拍照很快,张近微却对价格心存疑虑,她不好意思多问。
因为没吃早餐,肚子很明显地叫了两声,她轻咳下,赶紧掩饰。单知非面色平静,只是从背包里拿出面包和豆浆,温热残存,他递给她:
“不吃早饭对胃不好。”
单知非不怎么爱笑,但跟她说话时,眼角总有那么一丢丢弧度,让相处的每一个时刻都闪耀着温柔的色彩。
“主要是,想麻烦你到植物园让我再拍几张,你没吃饭的话热量不够,万一晕了,我还得送你去医院。”他有点促狭地跟她开起玩笑,“给个面子?”

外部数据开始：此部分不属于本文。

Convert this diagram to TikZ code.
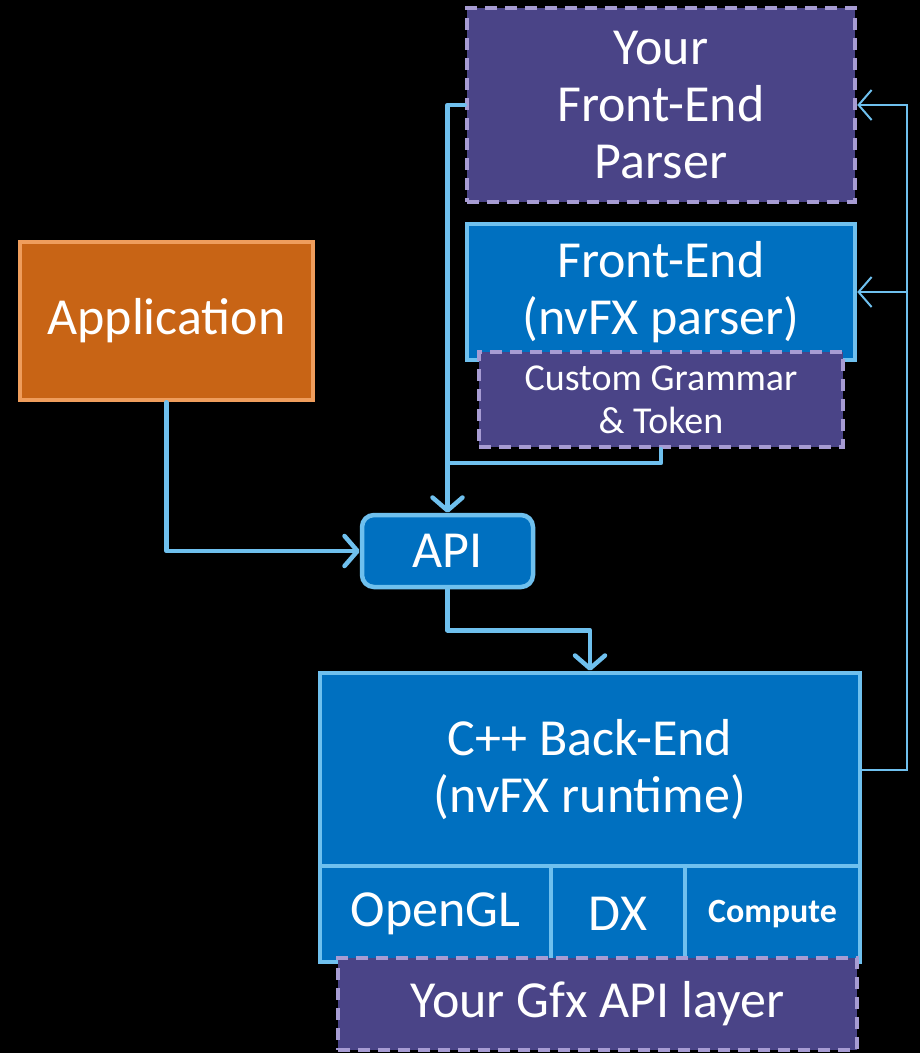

几秒后,张近微接过早餐,默默啃起面包,她声音含糊:“我可能没太多时间。”
“好,不会耽误你太久。”
两人这回并肩走着,都没话说。在大学校园里张近微没那么拘束,她细细咀嚼着,主动开口:
“我以为,你上次生我的气了。”
“嗯,”单知非竟然没否认,“多少有点,我不喜欢别人临时改变主意。”
“那你现在还生我的气吗?”她小心翼翼问,这回,就当是还资料的人情吧,自己毕竟欠他很多。
单知非侧过脸:“你说呢?”
张近微露出很单纯的茫然:“不知道。”
“圣远是你男朋友,我们从小就认识,所以,你最起码可以把我当个普通朋友来看。”单知非不着痕迹地说,非常自然。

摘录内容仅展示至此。